Give the number of lines in the records below that include "chart", and nothing more.

## START

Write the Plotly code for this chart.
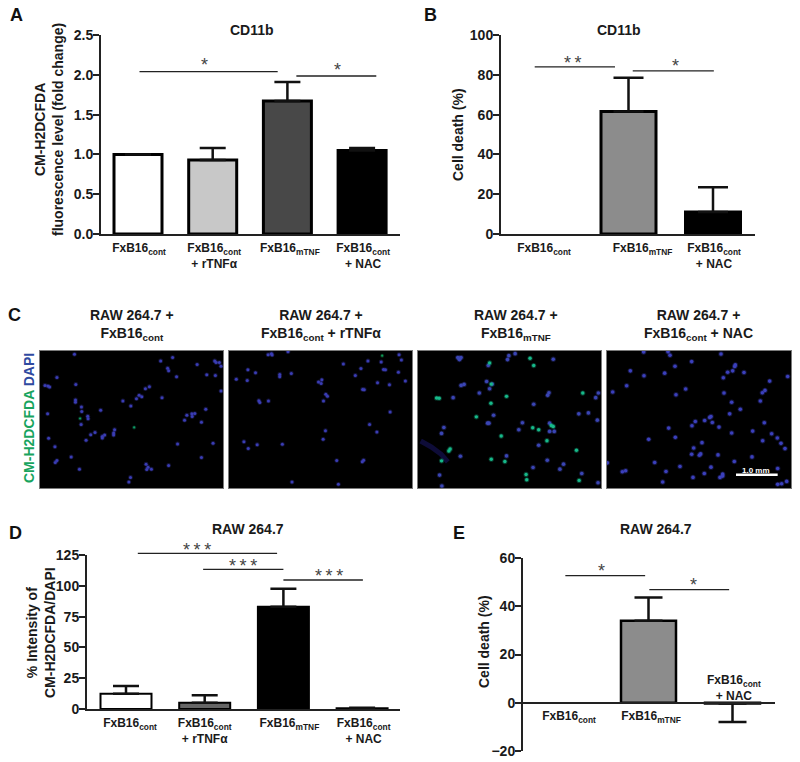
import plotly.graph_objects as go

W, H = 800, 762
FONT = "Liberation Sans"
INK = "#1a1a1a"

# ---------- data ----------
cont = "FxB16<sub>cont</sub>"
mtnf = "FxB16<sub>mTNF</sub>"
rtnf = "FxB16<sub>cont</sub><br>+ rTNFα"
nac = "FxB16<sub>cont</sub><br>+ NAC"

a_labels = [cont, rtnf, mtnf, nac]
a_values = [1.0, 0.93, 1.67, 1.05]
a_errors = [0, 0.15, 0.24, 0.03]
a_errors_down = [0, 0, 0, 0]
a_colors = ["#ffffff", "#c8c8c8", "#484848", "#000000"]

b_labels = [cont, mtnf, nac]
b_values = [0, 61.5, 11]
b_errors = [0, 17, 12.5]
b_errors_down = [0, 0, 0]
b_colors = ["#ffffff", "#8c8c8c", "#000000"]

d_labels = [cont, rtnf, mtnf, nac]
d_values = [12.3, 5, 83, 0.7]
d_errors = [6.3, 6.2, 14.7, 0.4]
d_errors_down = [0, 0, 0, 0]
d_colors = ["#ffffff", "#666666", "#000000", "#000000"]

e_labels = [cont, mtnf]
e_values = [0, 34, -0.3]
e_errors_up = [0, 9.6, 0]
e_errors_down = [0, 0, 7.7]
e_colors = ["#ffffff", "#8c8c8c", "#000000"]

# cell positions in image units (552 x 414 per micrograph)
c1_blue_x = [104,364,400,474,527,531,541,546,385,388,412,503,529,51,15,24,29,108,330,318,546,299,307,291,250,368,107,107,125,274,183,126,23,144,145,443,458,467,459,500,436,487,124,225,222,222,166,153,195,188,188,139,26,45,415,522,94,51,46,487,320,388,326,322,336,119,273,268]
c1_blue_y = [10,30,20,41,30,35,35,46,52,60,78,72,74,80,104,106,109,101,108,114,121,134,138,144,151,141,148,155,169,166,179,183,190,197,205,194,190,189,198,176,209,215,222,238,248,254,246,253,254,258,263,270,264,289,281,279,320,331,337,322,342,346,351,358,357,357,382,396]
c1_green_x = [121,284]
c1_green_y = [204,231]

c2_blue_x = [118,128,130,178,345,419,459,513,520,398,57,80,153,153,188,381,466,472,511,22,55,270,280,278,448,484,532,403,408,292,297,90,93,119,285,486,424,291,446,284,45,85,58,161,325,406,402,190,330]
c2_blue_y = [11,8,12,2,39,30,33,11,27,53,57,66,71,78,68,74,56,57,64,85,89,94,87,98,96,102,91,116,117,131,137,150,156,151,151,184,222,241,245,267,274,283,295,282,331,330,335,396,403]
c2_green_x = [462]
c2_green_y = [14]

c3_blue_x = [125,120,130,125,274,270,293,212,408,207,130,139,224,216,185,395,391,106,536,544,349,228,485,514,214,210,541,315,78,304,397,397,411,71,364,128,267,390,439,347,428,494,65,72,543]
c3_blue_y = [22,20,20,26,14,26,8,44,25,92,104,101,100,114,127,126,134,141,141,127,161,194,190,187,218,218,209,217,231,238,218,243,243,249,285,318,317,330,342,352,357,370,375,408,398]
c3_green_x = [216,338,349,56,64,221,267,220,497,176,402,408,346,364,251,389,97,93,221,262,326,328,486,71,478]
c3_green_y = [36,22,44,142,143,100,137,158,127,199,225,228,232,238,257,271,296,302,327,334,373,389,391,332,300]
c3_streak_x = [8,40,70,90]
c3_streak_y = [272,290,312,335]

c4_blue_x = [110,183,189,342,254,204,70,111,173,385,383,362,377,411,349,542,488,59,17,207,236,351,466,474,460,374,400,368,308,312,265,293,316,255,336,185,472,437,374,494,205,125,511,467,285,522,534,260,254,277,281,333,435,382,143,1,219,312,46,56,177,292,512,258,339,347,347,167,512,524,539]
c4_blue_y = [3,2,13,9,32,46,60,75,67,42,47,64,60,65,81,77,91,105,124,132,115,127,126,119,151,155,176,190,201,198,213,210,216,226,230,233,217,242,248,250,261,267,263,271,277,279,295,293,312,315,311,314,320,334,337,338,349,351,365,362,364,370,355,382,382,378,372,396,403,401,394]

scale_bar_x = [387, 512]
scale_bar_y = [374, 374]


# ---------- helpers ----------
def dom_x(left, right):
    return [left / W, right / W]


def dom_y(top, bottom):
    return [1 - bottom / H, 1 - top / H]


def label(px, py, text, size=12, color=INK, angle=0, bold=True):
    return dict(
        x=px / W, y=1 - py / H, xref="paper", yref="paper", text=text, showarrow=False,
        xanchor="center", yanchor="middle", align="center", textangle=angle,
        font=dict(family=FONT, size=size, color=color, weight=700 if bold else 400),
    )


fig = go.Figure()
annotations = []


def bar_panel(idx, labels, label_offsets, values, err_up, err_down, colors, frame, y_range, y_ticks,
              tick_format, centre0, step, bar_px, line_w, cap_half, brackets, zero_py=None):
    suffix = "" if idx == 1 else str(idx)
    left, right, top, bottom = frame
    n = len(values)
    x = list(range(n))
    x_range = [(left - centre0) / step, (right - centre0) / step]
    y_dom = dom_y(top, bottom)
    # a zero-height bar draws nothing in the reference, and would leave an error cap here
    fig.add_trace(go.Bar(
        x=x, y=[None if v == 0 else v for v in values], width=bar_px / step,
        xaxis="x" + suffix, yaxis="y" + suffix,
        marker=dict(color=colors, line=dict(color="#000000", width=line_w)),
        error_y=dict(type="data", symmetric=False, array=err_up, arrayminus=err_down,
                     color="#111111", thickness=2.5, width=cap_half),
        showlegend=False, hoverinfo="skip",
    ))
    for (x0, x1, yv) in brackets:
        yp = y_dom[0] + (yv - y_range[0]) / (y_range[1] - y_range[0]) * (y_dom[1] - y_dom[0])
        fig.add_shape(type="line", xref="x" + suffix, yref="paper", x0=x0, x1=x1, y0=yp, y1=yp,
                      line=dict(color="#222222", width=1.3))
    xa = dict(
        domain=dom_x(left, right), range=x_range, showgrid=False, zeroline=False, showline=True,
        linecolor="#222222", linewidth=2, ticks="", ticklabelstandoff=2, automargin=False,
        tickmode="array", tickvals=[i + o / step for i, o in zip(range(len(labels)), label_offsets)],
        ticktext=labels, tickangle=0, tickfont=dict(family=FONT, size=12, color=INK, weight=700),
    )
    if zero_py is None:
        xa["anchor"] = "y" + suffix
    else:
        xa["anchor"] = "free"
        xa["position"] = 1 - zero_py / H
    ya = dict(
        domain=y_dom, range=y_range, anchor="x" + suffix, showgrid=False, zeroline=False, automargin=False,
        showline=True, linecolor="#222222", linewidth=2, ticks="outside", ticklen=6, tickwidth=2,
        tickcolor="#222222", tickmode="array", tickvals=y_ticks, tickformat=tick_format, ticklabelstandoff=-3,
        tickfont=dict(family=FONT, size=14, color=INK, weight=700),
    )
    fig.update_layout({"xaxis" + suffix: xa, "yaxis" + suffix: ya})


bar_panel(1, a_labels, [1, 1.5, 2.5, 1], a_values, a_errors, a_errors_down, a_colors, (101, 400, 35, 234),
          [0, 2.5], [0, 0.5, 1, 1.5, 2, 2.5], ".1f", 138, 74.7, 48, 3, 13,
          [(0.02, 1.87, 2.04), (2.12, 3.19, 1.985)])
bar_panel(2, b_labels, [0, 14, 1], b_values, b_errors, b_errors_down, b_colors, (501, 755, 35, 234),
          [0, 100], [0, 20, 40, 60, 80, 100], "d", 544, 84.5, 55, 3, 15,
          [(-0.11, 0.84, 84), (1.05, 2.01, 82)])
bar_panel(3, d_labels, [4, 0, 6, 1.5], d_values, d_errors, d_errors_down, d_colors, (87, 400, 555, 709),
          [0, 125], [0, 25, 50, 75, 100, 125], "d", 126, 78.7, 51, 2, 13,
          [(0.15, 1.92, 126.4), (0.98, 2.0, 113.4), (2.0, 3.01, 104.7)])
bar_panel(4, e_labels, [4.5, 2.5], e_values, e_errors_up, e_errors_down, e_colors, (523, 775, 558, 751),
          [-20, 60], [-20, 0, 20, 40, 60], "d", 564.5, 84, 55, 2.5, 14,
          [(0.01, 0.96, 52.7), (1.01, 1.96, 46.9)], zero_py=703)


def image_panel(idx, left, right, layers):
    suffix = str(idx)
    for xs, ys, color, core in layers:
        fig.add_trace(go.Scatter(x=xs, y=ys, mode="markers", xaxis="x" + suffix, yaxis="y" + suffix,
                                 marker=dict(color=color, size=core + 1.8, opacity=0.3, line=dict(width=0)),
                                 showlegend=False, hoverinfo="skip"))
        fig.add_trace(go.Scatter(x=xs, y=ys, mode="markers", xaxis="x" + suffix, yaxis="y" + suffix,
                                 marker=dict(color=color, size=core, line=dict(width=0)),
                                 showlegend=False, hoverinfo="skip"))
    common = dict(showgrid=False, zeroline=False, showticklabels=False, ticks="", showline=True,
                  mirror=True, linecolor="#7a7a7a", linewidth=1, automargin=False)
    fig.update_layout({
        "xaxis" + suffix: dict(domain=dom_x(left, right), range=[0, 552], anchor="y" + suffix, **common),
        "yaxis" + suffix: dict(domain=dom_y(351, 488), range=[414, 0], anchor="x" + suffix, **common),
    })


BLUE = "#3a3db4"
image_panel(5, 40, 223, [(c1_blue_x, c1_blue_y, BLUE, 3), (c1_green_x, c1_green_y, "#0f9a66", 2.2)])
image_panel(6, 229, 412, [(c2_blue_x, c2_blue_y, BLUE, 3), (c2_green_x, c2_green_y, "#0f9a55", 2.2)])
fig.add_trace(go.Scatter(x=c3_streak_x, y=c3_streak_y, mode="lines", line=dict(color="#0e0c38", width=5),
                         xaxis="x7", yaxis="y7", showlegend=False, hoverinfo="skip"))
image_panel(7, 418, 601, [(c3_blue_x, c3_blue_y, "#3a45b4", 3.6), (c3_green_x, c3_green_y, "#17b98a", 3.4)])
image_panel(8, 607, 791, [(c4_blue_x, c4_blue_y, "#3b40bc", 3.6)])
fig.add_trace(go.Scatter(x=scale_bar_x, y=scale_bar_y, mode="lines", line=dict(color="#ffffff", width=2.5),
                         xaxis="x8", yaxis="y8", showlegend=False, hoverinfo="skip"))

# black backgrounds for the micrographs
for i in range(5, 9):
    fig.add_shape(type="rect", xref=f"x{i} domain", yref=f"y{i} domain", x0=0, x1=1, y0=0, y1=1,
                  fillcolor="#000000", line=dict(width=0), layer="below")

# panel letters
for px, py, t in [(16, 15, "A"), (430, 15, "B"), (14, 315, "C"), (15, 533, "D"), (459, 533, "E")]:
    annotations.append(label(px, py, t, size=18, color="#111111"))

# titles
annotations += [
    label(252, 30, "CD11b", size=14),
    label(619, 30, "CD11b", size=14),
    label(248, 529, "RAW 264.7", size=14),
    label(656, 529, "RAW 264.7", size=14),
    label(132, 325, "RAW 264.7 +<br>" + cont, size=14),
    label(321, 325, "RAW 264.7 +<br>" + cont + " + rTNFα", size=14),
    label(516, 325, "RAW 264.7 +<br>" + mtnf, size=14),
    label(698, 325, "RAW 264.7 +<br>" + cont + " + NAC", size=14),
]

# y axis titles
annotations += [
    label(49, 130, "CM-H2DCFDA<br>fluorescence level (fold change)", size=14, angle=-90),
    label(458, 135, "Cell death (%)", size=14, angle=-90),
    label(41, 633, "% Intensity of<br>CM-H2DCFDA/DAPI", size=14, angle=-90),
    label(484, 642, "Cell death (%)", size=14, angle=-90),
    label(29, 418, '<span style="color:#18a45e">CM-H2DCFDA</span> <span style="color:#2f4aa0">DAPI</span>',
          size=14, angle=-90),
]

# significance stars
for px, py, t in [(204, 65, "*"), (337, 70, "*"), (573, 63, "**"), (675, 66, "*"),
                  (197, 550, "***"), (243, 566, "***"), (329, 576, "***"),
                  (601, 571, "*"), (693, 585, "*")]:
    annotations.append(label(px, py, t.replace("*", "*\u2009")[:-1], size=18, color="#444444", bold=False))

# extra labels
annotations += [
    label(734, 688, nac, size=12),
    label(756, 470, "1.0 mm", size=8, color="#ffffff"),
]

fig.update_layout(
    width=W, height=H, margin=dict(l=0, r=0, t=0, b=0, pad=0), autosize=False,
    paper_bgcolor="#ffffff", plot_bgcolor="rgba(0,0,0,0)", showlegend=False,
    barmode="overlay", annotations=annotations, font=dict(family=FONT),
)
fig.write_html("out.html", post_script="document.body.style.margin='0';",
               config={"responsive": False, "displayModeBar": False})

## END
## START

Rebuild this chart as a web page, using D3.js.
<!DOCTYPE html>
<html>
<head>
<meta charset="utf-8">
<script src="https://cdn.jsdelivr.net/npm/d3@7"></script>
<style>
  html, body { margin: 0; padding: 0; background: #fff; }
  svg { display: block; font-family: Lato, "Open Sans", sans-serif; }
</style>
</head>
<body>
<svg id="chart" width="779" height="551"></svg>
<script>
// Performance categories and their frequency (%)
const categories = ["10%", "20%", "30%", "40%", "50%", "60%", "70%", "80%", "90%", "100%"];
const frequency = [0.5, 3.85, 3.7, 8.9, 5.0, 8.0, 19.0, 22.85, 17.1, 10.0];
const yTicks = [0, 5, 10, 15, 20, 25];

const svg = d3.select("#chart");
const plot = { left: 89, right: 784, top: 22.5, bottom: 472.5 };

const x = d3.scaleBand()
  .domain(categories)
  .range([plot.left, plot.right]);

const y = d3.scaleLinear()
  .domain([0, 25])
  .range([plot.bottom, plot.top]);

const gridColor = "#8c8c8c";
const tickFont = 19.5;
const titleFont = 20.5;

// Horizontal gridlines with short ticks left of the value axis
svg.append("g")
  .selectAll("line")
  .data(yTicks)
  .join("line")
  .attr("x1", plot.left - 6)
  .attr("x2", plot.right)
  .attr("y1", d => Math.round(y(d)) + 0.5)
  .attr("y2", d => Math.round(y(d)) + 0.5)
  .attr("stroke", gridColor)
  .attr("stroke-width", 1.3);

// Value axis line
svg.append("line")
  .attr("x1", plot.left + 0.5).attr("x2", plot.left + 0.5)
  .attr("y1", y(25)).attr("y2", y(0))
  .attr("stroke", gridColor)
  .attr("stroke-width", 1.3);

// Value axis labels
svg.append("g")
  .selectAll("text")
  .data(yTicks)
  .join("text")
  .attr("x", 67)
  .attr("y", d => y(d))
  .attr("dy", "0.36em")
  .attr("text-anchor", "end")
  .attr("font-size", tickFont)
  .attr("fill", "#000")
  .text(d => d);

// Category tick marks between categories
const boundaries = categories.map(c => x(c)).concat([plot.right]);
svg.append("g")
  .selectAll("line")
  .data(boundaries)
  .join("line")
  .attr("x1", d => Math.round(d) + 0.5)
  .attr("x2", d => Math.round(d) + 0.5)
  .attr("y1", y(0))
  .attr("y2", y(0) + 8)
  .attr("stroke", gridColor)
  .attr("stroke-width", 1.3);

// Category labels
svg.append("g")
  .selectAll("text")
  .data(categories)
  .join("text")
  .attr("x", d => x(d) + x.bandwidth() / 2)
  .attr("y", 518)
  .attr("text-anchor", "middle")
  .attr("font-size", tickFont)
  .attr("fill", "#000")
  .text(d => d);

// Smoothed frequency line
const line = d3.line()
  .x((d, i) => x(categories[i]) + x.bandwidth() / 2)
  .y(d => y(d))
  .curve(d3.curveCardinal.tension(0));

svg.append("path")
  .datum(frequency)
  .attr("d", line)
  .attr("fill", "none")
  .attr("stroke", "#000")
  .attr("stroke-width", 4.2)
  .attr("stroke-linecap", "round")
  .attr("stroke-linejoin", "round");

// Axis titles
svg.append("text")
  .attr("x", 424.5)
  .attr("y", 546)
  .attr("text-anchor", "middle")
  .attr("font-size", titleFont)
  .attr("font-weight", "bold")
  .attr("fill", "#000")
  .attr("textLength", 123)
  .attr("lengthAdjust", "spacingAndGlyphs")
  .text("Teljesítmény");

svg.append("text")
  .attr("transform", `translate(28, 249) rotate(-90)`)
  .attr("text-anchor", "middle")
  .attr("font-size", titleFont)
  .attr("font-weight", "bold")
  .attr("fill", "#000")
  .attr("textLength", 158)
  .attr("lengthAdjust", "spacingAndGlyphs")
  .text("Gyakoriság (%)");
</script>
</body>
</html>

## END

- _Output for this exercise_
4